**Work to complete:** Find the string "Write" in the entries and copy each line that has it.

**Records for this exercise:**
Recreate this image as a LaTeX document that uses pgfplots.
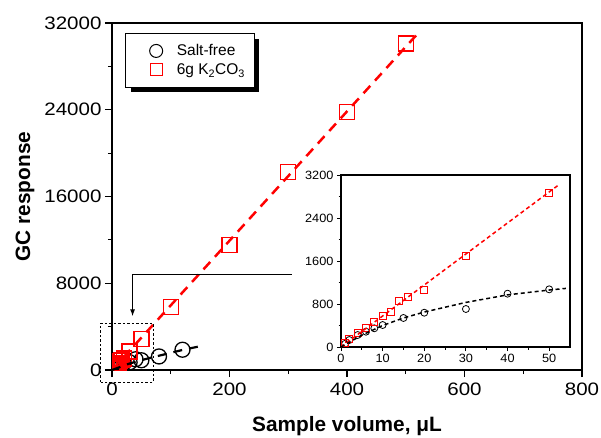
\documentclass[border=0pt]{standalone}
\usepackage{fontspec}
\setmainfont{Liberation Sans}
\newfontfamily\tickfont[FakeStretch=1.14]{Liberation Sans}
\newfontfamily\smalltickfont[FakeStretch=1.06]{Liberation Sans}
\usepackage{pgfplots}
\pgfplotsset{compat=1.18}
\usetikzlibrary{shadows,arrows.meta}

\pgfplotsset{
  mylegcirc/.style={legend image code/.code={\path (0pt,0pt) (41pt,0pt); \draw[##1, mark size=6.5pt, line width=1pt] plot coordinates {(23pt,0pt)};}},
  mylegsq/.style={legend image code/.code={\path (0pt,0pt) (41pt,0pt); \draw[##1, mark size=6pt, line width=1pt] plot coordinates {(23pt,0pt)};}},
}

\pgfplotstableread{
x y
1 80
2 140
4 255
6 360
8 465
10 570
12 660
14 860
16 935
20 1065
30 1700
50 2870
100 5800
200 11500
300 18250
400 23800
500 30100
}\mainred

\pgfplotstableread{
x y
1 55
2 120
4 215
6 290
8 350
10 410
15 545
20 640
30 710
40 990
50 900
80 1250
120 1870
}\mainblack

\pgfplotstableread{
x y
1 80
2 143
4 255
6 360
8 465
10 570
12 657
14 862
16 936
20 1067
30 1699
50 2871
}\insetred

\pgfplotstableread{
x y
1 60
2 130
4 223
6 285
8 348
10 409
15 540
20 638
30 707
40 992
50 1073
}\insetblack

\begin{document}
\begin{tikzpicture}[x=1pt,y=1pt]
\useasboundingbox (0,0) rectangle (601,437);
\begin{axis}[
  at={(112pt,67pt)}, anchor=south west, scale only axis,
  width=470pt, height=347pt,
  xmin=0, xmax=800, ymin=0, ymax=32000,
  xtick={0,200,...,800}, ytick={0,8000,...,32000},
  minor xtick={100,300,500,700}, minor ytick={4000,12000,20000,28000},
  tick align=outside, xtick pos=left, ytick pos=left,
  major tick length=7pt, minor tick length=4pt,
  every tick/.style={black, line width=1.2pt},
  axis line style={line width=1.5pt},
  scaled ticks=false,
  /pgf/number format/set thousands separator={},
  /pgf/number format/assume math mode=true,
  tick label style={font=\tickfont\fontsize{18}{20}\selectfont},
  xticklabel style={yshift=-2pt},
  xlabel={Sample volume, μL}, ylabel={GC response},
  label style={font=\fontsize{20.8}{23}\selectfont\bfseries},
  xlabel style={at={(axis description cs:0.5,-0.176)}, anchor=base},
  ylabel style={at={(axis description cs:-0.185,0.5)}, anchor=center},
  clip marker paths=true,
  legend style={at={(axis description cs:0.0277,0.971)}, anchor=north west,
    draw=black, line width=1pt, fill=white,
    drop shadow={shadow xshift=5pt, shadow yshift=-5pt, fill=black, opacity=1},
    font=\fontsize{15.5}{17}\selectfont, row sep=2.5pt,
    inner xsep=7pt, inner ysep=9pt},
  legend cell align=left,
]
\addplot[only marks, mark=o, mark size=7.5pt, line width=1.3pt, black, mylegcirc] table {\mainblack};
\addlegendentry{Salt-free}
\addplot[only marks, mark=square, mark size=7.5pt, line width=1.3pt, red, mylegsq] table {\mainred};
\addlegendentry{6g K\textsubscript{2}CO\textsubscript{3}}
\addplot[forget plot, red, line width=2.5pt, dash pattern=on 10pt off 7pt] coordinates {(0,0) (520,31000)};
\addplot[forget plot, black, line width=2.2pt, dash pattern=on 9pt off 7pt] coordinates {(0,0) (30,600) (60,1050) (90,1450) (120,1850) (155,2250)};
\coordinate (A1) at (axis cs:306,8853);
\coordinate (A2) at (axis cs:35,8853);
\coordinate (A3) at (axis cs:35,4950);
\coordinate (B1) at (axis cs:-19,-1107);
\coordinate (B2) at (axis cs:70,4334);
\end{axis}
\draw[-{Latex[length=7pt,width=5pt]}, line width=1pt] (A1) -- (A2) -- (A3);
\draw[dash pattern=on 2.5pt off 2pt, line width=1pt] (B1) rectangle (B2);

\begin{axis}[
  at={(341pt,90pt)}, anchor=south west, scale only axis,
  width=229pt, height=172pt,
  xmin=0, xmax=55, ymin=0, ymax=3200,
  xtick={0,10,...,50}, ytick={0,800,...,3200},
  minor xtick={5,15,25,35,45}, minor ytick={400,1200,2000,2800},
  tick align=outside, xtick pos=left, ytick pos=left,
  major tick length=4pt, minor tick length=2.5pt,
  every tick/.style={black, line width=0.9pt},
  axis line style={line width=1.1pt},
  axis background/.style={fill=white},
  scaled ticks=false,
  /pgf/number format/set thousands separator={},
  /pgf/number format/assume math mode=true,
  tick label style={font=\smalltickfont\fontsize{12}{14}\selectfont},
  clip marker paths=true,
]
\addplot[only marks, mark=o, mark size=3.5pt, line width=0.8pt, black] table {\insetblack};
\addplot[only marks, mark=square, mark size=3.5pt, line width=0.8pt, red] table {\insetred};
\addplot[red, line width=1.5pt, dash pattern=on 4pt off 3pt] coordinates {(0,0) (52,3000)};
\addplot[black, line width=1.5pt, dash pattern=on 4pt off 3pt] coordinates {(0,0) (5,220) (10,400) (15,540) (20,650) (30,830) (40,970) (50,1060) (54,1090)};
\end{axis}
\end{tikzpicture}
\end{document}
...
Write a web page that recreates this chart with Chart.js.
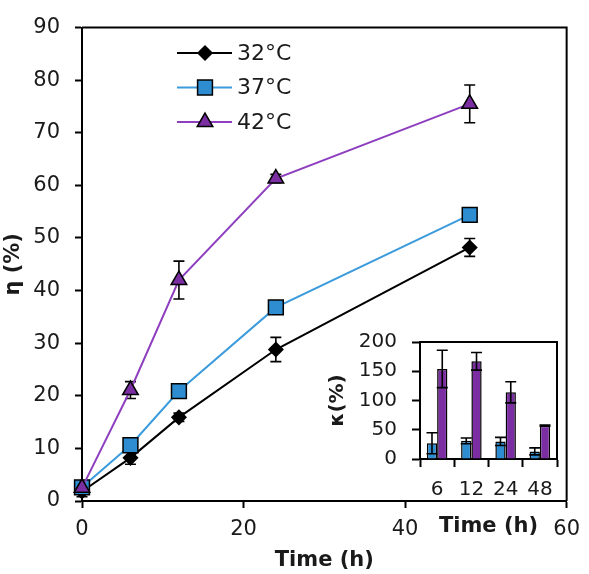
==
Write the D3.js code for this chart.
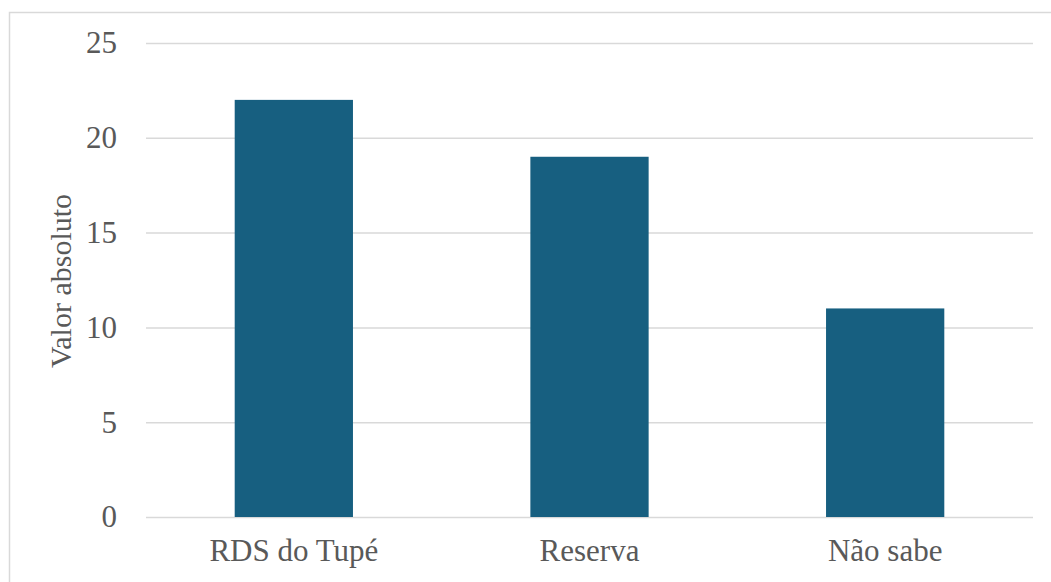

**Output:**
Write a web page that recreates this chart with Chart.js.
Write the D3.js code for this chart.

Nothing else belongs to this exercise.